We can connect to 911 without a cell phone, global positioning systems know where we are and where we want to go, cameras tell us it’s OK to back up, warning systems let us know if we can change lanes and video screens entertain us. These new levels of comfort and connectivity, which were unimaginable 10 years ago, are expected by today’s consumers. But when things break, the cost to repair them often stuns owners. Sure, your insurance company may cover the repair, but they won’t forget you made a claim.

“People who are optioning their new vehicle are so focused on the latest technologies, they never think about what it would cost to repair or replace that item,” said Kim Hazelbaker, senior vice president of the Highway Loss Data Institute. “The average amount of any insurance claim today is $4,000 on top of a deductible. Replacing a rear camera, for example, is $4,000. With a $500 deductible, that raises the cost to $4,500.”

Expensive items to replace include: Xenon headlights with washers, $1,600; adaptive cruise-control components, $1,300 to $3,700; adaptive headlights with washers, $2,000; power-heated turn-signal side mirrors, $443 to nearly $1,000; back-up cameras, $4,200; and rear-parking assists, $900.

“Technology is expensive,” said Tony Molla, vice president of communications at the National Institute for Automotive Service Excellence, which has a certification program for independent service professionals.

“My daughter wanted an iPod for Christmas,” he said. “It cost $400. A Pentium processor microchip costs $1,200 to $1,500. The same costs apply to automotive technology. Generally these parts are made to last the life of a vehicle, unless there’s an accident.”
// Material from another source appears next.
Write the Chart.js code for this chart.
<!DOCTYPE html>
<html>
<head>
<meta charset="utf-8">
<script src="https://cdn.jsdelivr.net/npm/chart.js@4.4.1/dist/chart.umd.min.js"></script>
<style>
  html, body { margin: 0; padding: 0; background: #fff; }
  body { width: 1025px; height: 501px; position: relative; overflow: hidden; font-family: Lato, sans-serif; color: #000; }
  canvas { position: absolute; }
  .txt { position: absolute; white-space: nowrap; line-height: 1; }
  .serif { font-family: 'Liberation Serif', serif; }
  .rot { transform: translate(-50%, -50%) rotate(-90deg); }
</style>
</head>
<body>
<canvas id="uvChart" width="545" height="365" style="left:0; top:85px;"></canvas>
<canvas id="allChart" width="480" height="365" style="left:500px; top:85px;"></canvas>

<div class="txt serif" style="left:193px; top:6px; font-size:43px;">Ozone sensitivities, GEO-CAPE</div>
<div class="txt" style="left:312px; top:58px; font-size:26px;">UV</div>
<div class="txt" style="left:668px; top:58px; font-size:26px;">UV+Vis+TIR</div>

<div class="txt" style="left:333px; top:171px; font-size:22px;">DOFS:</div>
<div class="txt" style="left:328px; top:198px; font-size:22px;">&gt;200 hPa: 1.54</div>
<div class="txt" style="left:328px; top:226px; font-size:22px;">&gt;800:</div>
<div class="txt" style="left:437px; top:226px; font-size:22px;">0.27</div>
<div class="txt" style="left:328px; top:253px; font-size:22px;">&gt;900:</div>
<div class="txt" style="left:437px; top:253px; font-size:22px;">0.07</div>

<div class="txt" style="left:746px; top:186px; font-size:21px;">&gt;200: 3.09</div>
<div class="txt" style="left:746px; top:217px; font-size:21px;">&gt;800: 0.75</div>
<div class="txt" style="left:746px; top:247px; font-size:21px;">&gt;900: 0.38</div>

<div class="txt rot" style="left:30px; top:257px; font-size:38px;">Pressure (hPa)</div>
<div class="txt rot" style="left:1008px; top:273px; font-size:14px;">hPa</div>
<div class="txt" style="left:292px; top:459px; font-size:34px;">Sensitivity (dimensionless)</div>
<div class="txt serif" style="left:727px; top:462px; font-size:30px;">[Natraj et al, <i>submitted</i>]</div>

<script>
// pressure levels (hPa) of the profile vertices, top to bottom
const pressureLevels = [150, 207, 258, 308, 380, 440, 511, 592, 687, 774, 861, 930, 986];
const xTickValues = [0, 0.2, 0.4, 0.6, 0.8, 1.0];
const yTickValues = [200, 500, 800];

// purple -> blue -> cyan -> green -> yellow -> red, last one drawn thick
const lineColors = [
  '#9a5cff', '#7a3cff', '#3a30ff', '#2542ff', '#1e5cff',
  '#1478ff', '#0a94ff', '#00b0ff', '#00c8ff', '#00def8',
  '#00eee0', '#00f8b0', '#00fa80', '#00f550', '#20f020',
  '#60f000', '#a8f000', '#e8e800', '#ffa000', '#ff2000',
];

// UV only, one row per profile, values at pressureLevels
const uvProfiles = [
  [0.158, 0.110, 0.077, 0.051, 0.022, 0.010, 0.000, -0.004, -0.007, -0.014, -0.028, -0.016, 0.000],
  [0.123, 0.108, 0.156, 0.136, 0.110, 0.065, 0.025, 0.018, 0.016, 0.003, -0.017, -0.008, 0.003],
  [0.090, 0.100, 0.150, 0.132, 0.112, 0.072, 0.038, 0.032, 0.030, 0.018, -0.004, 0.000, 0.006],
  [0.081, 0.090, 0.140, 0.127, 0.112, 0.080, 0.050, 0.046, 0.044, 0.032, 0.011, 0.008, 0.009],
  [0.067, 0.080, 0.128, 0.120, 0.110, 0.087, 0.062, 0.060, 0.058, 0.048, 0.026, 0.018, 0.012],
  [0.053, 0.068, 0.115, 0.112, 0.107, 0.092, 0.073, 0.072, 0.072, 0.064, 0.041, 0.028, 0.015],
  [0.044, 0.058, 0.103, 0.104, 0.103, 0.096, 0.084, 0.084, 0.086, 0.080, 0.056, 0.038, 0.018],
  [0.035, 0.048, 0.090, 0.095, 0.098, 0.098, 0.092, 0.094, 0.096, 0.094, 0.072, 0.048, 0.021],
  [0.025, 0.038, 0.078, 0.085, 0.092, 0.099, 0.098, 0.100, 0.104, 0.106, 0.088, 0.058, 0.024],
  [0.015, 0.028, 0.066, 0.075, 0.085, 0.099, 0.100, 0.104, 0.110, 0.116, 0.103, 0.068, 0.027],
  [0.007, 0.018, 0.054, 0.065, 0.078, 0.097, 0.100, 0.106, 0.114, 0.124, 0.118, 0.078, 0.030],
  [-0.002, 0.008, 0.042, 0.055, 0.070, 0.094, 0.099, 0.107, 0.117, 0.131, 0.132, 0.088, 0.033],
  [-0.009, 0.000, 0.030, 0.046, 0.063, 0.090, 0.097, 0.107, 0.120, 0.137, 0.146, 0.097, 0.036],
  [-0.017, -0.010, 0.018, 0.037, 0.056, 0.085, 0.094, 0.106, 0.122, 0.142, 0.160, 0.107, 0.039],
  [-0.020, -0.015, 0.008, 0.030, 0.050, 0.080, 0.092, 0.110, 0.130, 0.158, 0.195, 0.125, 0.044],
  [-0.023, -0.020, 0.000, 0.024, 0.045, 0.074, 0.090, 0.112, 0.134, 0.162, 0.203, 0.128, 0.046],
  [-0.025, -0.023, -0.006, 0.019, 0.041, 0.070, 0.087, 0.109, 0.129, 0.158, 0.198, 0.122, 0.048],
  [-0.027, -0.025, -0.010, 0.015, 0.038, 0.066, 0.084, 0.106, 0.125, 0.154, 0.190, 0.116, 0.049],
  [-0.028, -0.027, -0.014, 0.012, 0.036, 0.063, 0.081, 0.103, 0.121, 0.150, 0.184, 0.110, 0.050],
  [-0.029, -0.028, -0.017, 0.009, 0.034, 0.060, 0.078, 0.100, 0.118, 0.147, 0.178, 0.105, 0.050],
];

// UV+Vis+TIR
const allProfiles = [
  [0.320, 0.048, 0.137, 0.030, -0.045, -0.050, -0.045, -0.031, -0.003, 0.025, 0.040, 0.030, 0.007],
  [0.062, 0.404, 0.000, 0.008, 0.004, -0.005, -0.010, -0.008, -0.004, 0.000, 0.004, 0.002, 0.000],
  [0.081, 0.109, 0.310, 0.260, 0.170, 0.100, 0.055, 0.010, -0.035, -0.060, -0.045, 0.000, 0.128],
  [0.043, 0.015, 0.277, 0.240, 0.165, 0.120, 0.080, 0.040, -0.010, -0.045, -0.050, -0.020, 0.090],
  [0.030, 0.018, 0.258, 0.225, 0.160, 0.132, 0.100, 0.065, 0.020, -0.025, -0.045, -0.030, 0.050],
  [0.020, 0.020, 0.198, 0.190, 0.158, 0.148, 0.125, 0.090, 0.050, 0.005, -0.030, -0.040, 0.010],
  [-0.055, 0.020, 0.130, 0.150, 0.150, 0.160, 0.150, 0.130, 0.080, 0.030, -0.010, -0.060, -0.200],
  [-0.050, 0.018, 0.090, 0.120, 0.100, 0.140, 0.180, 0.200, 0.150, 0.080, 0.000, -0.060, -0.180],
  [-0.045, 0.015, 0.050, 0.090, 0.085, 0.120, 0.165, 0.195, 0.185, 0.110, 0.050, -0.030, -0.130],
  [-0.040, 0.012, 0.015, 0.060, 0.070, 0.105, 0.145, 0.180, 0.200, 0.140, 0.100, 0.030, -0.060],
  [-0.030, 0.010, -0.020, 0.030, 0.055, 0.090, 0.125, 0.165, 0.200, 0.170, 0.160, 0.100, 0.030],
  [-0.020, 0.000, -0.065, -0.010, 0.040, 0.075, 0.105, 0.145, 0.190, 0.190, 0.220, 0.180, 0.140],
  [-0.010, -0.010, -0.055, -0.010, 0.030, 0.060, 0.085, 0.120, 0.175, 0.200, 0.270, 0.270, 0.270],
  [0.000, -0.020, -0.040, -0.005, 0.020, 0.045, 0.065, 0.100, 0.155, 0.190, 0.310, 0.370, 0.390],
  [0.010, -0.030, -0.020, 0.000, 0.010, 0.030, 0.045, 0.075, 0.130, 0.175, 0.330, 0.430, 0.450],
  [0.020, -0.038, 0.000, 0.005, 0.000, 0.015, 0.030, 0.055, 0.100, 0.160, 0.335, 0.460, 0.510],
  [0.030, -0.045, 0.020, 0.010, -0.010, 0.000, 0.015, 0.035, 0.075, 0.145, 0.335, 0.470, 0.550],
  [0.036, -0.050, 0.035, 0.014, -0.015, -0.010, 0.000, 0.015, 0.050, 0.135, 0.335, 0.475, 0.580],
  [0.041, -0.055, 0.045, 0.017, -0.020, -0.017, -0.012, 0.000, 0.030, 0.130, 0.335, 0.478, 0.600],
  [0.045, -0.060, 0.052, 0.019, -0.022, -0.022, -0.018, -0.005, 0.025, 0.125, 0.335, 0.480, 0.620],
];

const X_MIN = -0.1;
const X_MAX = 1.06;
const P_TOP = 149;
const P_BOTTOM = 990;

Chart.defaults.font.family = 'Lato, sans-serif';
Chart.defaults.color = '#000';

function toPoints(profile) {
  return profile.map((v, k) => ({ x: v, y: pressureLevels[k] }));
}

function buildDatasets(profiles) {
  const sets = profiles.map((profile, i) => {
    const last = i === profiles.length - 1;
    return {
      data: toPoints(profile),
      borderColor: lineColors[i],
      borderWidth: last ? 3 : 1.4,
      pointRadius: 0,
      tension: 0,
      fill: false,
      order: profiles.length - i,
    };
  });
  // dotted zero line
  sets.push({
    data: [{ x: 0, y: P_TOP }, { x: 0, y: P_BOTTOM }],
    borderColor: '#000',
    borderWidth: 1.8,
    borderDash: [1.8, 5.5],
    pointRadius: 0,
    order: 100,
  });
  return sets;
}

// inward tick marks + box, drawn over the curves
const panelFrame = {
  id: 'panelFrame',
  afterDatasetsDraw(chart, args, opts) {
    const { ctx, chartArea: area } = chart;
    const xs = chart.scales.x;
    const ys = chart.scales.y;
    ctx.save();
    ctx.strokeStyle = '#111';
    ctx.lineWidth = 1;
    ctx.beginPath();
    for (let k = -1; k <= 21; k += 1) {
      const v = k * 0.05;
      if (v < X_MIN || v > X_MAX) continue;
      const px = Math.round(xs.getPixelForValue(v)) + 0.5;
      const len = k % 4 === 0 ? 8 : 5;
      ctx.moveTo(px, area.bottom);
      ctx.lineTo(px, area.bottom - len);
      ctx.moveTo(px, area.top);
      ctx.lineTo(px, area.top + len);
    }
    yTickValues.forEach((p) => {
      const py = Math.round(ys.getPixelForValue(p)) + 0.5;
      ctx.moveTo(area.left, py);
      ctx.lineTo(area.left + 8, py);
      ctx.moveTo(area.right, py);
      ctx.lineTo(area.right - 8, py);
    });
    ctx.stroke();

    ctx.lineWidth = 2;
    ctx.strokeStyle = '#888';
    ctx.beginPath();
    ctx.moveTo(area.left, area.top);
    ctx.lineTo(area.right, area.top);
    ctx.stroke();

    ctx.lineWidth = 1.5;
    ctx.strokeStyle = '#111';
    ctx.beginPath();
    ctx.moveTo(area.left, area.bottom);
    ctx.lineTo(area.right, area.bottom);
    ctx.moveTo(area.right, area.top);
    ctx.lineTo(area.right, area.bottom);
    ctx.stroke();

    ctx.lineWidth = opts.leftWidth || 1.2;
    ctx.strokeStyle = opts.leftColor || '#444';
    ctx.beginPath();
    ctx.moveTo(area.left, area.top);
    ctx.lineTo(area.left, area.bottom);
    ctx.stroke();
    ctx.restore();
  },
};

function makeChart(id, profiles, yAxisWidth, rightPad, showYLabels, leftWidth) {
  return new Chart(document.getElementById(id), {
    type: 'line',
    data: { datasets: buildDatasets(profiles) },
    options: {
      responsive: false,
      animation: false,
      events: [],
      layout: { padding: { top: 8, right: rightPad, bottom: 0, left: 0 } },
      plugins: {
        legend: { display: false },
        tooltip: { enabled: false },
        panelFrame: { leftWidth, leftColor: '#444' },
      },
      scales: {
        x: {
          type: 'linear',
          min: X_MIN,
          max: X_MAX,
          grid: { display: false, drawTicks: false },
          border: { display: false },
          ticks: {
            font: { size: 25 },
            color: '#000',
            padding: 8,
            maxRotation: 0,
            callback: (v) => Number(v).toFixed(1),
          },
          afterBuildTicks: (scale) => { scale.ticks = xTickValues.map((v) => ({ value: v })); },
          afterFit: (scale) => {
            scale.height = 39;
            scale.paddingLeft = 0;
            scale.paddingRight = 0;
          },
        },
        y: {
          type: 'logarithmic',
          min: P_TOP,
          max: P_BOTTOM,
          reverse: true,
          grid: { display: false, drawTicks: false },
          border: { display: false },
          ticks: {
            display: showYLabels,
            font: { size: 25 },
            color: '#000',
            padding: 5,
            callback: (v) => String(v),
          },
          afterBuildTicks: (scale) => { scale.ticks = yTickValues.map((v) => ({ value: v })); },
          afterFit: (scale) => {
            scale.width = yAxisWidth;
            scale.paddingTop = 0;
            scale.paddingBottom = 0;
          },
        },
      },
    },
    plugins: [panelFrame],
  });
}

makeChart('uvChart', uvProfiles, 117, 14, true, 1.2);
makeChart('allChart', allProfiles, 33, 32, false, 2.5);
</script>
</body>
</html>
That’s the good news. If any electronic system fails under warranty — and they do from time to time — they are replaced by the dealer. Warranties are getting longer, sometimes covering up to five years, and everyone has car insurance that covers most damage caused by accidents. But there may be a big deductible, and if the claim is big enough, you can be certain your rates are going to escalate.

Car buyers probably won’t option less now because they could get slammed with a $6,000 repair bill sometime in the distant future — no one buys cars that way. But knowing there’s a risk for sticker shock on a repair helps evaluate the true cost to own and operate a vehicle.

Extended warranties will cover some vehicle systems that aren’t often covered, such as navigation and telephone systems. It’s a good idea to have coverage even after the manufacturer’s warranty expires. But thoroughly check the reputation of any extended-warranty company you do business with — some have a way of going out of business and leaving customers with a worthless warranty.

The cost of an extended warranty is lower when the vehicle is new. As the vehicle ages, the cost of the coverage goes up, but a fixed rate will cover whatever goes wrong.

Although warranties can protect you in the event that something goes wrong, the best way to take care of your vehicle’s technology is to keep it clean.

"The best way to avoid costly repairs on electronics is to follow the manufacturer's maintenance schedule,” Molla said. “The beauty of electronics is that there are very few moving parts, so they are much simpler than mechanical parts. If you keep your vehicle clean and adhere to the maintenance schedule with regular oil changes or whatever the manufacturer suggests, any good technician will notice any corrosion on connectors to electronic sensors. All they do is clean them off, probably without even mentioning it to the customer.”

Other than an extended warranty, Molla says regular maintenance is about the only thing consumers can do to avoid paying out of pocket for costly repairs.

“It's like taking care of your health — if you let things go, they get worse,” he said. “If your connectors aren't cleaned off, corrosion will get worse and you'll have a short circuit. Then a lot of things will get fried and you'll have a big repair bill."